When this task is required

This task is required when:
  • A liability is flagged with an exclusion reason such as “Paid Before Closing” or similar, and
  • The underwriter plans to remove or reduce the liability from the borrower’s qualifying obligations based on a payoff or principal reduction.
Common use cases include:
  • Paying off a credit card, personal loan, or auto loan before or at closing.
  • Reducing a balance to a point where guidelines treat the debt differently (for example, an installment loan with only a few payments remaining).

Why this task is required

Lenders must avoid understating the borrower’s obligations.

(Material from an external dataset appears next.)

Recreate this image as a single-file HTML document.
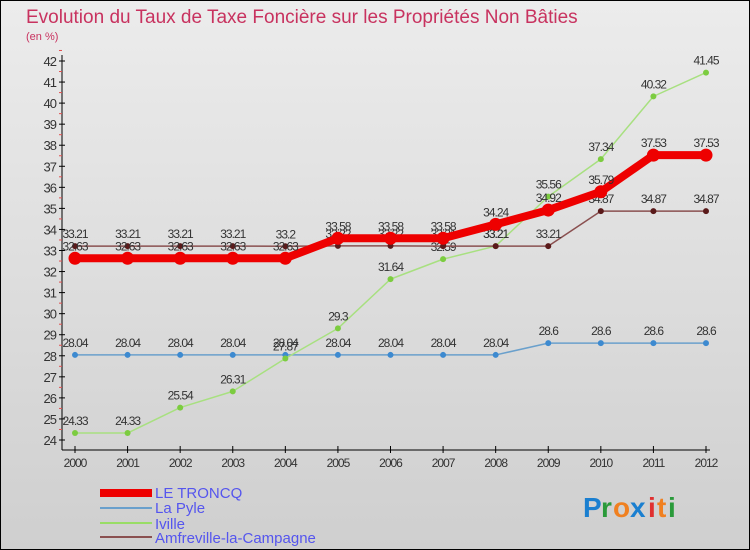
<!DOCTYPE html>
<html><head><meta charset="utf-8"><style>
body{margin:0;width:750px;height:550px;overflow:hidden;font-family:"Liberation Sans",sans-serif}
svg{display:block}
</style></head><body>
<svg id="c" width="750" height="550" xmlns="http://www.w3.org/2000/svg">
<defs><linearGradient id="bg" x1="0" y1="0" x2="0" y2="1"><stop offset="0" stop-color="#ececec"/><stop offset="1" stop-color="#cfcfcf"/></linearGradient></defs>
<rect x="0.5" y="0.5" width="749" height="549" fill="url(#bg)" stroke="#000"/>
<text x="26" y="23" font-size="19" fill="#c8325f">Evolution du Taux de Taxe Foncière sur les Propriétés Non Bâties</text>
<text x="26" y="40" font-size="11" fill="#c8325f">(en %)</text>
<g id="axes"></g><g id="series"></g>
<g>
<rect x="100" y="489" width="52" height="8" fill="#e00"/>
<text x="155" y="498" font-size="15" fill="#5555ee">LE TRONCQ</text>
<line x1="100" y1="508" x2="152" y2="508" stroke="#6aa0cc" stroke-width="2"/>
<text x="155" y="513" font-size="15" fill="#5555ee">La Pyle</text>
<line x1="100" y1="523" x2="152" y2="523" stroke="#99dd66" stroke-width="2"/>
<text x="155" y="529" font-size="15" fill="#5555ee">Iville</text>
<line x1="100" y1="537" x2="152" y2="537" stroke="#8a5050" stroke-width="2"/>
<text x="155" y="543" font-size="15" fill="#5555ee">Amfreville-la-Campagne</text>
</g>
<g font-size="28" font-weight="bold">
<text x="583" y="517" fill="#1a7fd0">P</text><text x="601" y="517" fill="#2a9a3a">r</text><text x="613" y="517" fill="#f08020">o</text><text x="630" y="517" fill="#1a7fd0">x</text><text x="648" y="517" fill="#e03030">i</text><text x="657" y="517" fill="#f08020">t</text><text x="668" y="517" fill="#2a9a3a">i</text>
</g>
</svg>
<script>
const years=[2000,2001,2002,2003,2004,2005,2006,2007,2008,2009,2010,2011,2012];
const yTicks=[24,25,26,27,28,29,30,31,32,33,34,35,36,37,38,39,40,41,42];
const leTroncq=[32.63,32.63,32.63,32.63,32.63,33.58,33.58,33.58,34.24,34.92,35.79,37.53,37.53];
const laPyle=[28.04,28.04,28.04,28.04,28.04,28.04,28.04,28.04,28.04,28.6,28.6,28.6,28.6];
const iville=[24.33,24.33,25.54,26.31,27.87,29.3,31.64,32.59,33.21,35.56,37.34,40.32,41.45];
const amfreville=[33.21,33.21,33.21,33.21,33.2,33.22,33.22,33.21,33.21,33.21,34.87,34.87,34.87];
const NS="http://www.w3.org/2000/svg";
const X=i=>75+i*(706-75)/(years.length-1);
const Y=v=>440-(v-24)*(440-61)/18;
function mk(t,a,p){const e=document.createElementNS(NS,t);for(const k in a)e.setAttribute(k,a[k]);p.appendChild(e);return e;}
const ax=document.getElementById('axes');
const yl=mk('line',{x1:62,y1:55,x2:62,y2:450,stroke:'#000'},ax);


const xl=mk('line',{x1:62,y1:450,x2:710,y2:450,stroke:'#000'},ax);


yTicks.forEach(v=>{
  mk('line',{x1:59,y1:Y(v),x2:65,y2:Y(v),stroke:'#000'},ax);
  mk('line',{x1:59,y1:Y(v+0.5),x2:62,y2:Y(v+0.5),stroke:'#e05050'},ax);
  const t=mk('text',{x:56,y:Y(v)+5,'font-size':13,'text-anchor':'end',fill:'#333','letter-spacing':'-1'},ax);t.textContent=v;
  
  
});
years.forEach((y,i)=>{
  mk('line',{x1:X(i),y1:446,x2:X(i),y2:453,stroke:'#000'},ax);
  const t=mk('text',{x:X(i),y:467,'font-size':12,'text-anchor':'middle',fill:'#333','letter-spacing':'-1'},ax);t.textContent=y;
  
  
});
const sg=document.getElementById('series');
function series(vals,name,col,w,r,dot,lab){
  const g=mk('g',{},sg);
  
  
  mk('polyline',{points:vals.map((v,i)=>X(i)+','+Y(v)).join(' '),fill:'none',stroke:col,'stroke-width':w,'stroke-linejoin':'round'},g);
  vals.forEach((v,i)=>{
    const c=mk('circle',{cx:X(i),cy:Y(v),r:r,fill:dot},g);
    
    
    const t=mk('text',{x:X(i),y:Y(v)-8,'font-size':12,'text-anchor':'middle',fill:'#333','letter-spacing':'-1'},g);
    t.textContent=String(v);
  });
}
series(laPyle,'series-la-pyle','#6aa0cc',1.5,3,'#3d8ad0');
series(iville,'series-iville','#a8e080',1.5,3,'#7ccc40');
series(amfreville,'series-amfreville','#8a5050',1.5,3,'#5a1a1a');
series(leTroncq,'series-le-troncq','#e00',8,6.5,'#e00');
</script>
</body></html>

Proof that the liability has been paid off or paid down ensures:
  • The current balance and payment used for DTI are accurate.
  • Any planned payoff at or before closing is properly documented and executed.
  • The loan complies with agency, investor, and internal policy regarding treatment of recently paid debts.
Without clear documentation, the lender may have to:
  • Include the full prior payment in DTI, or
  • Delay closing until acceptable proof is provided.

Documents needed to resolve this task

To satisfy this task, provide:
  • Evidence of payoff or reduction, such as:
    • A paid-in-full letter,
    • A final account statement showing a zero balance, or
    • An updated statement reflecting the new, lower balance and payment.
  • If the payoff or paydown was recently made, also provide:
    • Proof of the payment transaction, such as bank statements, wire confirmations, or receipts showing amount, date, and payee.
These documents allow the underwriter to confidently reflect the post-payoff liability position in the borrower’s qualifying ratios.